• Adding furniture helps boost sales 73% for Poppin.com in 2016

    The Poppin brand, known for its colorful office supplies, expanded into office furniture in 2015. More categories are coming.

    Poppin.com made its name selling tape dispensers, staplers and pens in pastel colors instead of drab black, grey and burgundy. Now it has expanded into office furniture and put its products into 4,500 retail stores, with more growth initiatives in the offing, says CEO Randy Nicolau.

    The furniture line and retail expansion contributed to boosting the company’s sales 73% to about $40 million in 2016 from $23 million the year before. Nicolau projects sales this year will grow another 50-60%. Between 45% and 50% of 2016 sales were of office furniture, which Poppin.com only introduced in April 2015.

    Like its office supplies, the furniture is made by Poppin, which sells it directly to customers. Nicolau called Poppin “the Tesla of office suppliers,” because, like the maker of electric cars, Poppin is vertically integrated: It makes the product, sells it on its website and handles delivery to the customer.

    Poppin.com, No. 519 in the Internet Retailer 2016 Top 1000, also has grown sales by placing its merchandise in 4,500 bricks-and-mortar stores operated by Staples Inc. (No. 5), The Container Store Inc. (No. 316) and college bookstores operated by Barnes & Noble Inc. (No. 54). “When our products are sold in retail stores they’re always displayed together under Poppin signage we designed and created,” Nicolau says. “Our staplers aren’t in the stapler aisle and notebooks in the notebook aisle. They’re all together.”

    To better introduce its furniture line to architects and interior designers, Poppin has opened showrooms in New York and San Francisco. There will be four or five more physical locations opened this year, Nicolau says, including in Los Angeles, Chicago and Denver. “We write a lot of business in those showrooms,” he says.

    He attributes the success of the furniture line to it filling a gap between low-end merchandise from the likes of Ikea and pricey furniture from Herman Miller and similar high-end brands. He says he has identified a number of other big categories where Poppin can cut out the middleman and provide quality goods at affordable prices. While he would not name those product categories, he says the first new items will appear at the end of this year with more to come in 2018.

    Customer service also is critical. “There may be a customer who needs a delivery into a union building at certain hours when the elevator is available,” Nicolau says. He compares Poppin’s ability to handle that kind of complicated fulfillment of large, high-ticket items to Wayfair Inc.’s success in home furnishings. Wayfair, No. 24 in the Top 1000, nearly doubled online sales to $2.04 billion in 2015 and was named the 2016 Internet Retailer of the Year by Internet Retailer last year in an award ceremony at IRCE.

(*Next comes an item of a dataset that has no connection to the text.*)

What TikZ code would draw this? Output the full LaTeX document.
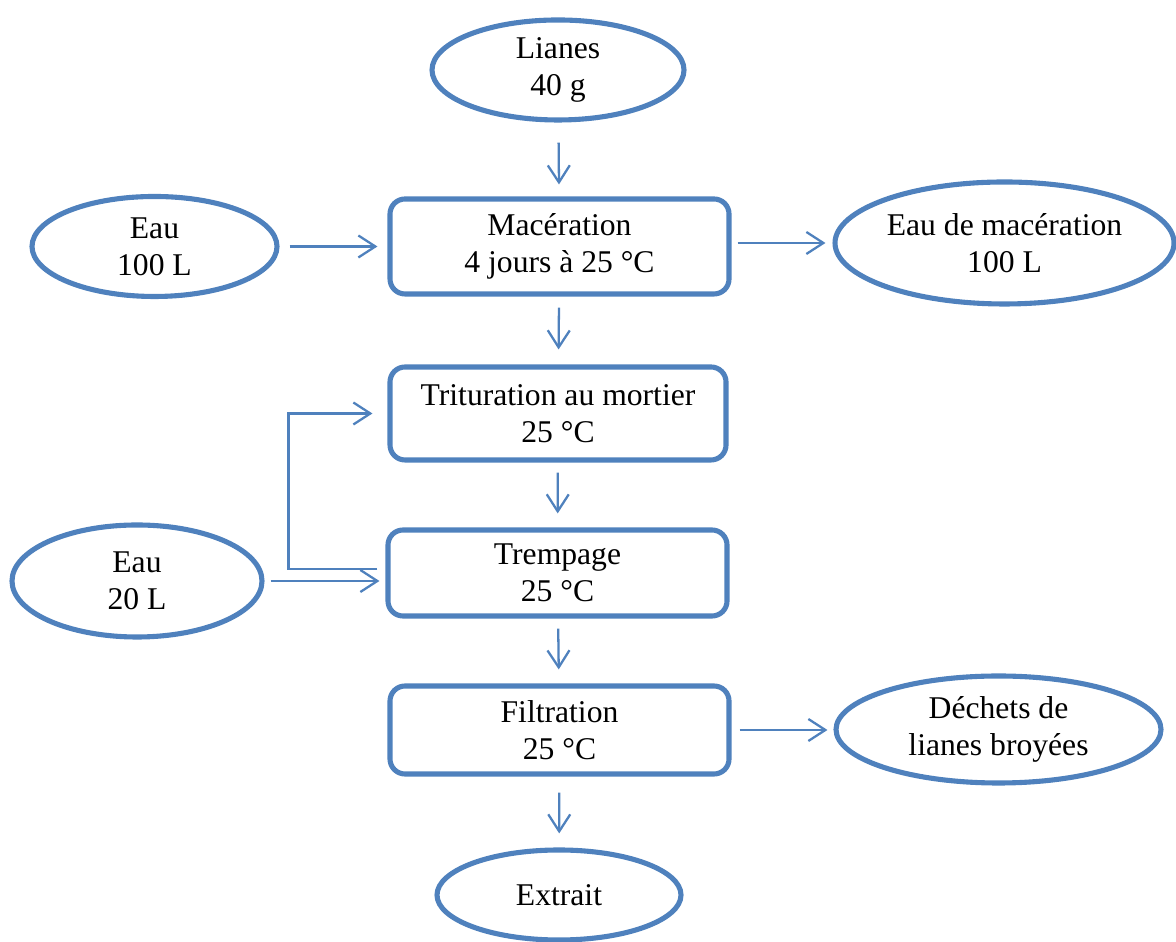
\documentclass[tikz,border=0pt]{standalone}
\usepackage{fontspec}
\setmainfont{Liberation Serif}
\usetikzlibrary{shapes.geometric,arrows.meta}
\definecolor{flowblue}{RGB}{79,129,189}

\begin{document}
\begin{tikzpicture}[
    myinput/.style={ellipse, draw=flowblue, line width=1.45pt, align=center, inner sep=0pt},
    mystep/.style={rectangle, rounded corners=0.15cm, draw=flowblue, line width=1.45pt,
        align=center, inner sep=0pt, minimum width=3.39cm},
    myflow/.style={draw=flowblue, line width=0.65pt,
        -{Straight Barb[length=0.17cm, width=0.22cm]}},
    every node/.style={font=\fontsize{9}{10.6}\selectfont}
]
    \useasboundingbox (0, 0) rectangle (11.76, 9.42);

    % main line
    \node[myinput, minimum width=2.52cm, minimum height=1.0cm] (lianes) at (5.58, 8.72) {Lianes\\40 g};
    \node[mystep, minimum height=0.95cm] (macer) at (5.595, 6.955) {Macération\\4 jours à 25 °C};
    \node[mystep, minimum width=3.36cm, minimum height=0.93cm] (trit) at (5.58, 5.285) {Trituration au mortier\\25 °C};
    \node[mystep, minimum height=0.86cm] (tremp) at (5.575, 3.69) {Trempage\\25 °C};
    \node[mystep, minimum height=0.88cm] (filt) at (5.595, 2.12) {Filtration\\25 °C};
    \node[myinput, minimum width=2.44cm, minimum height=0.9cm] (extrait) at (5.59, 0.47) {Extrait};

    % side inputs and outputs
    \node[myinput, minimum width=2.45cm, minimum height=1.0cm] (eau1) at (1.545, 6.955) {Eau\\100 L};
    \node[myinput, minimum width=3.39cm, minimum height=1.22cm] (eaumac) at (10.045, 6.99) {Eau de macération\\100 L};
    \node[myinput, minimum width=2.5cm, minimum height=1.12cm] (eau2) at (1.37, 3.61) {Eau\\20 L};
    \node[myinput, minimum width=3.25cm, minimum height=1.07cm] (dechets) at (9.985, 2.125) {Déchets de\\lianes broyées};

    % vertical arrows
    \draw[myflow, shorten <=0.2cm, shorten >=0.12cm] (lianes) -- (macer);
    \draw[myflow, shorten <=0.11cm, shorten >=0.15cm] (macer) -- (trit);
    \draw[myflow, shorten <=0.1cm, shorten >=0.14cm] (trit) -- (tremp);
    \draw[myflow, shorten <=0.1cm, shorten >=0.14cm] (tremp) -- (filt);
    \draw[myflow, shorten <=0.16cm, shorten >=0.14cm] (filt) -- (extrait);

    % horizontal arrows
    \draw[myflow, shorten <=0.1cm, shorten >=0.1cm] (eau1.east) -- (eau1.east -| macer.west);
    \draw[myflow, shorten <=0.06cm, shorten >=0.07cm] (macer.east |- eaumac.west) -- (eaumac.west);
    \draw[myflow, shorten <=0.06cm, shorten >=0.06cm] (eau2.east) -- (eau2.east -| tremp.west);
    \draw[myflow, shorten <=0.08cm, shorten >=0.06cm] (filt.east) -- (filt.east -| dechets.west);

    % water back to trituration
    \draw[myflow, shorten >=0.15cm] ([xshift=-0.08cm, yshift=0.04cm]tremp.west) -- ++(-0.89, 0) |- (trit.west);
\end{tikzpicture}
\end{document}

    And even producing matching yellow staplers and tape dispensers is harder than it looks. Those items are produced in different factories and it’s critical that the colors match exactly. “You don’t have to be an expert in design to look at two items next to each other on a desk and see the colors don’t match,” he says. To ensure consistency, he says, Poppin maintains three offices and 18 full-time employees in China, and it operates color quality labs in the factories where it produces its Poppin-branded goods.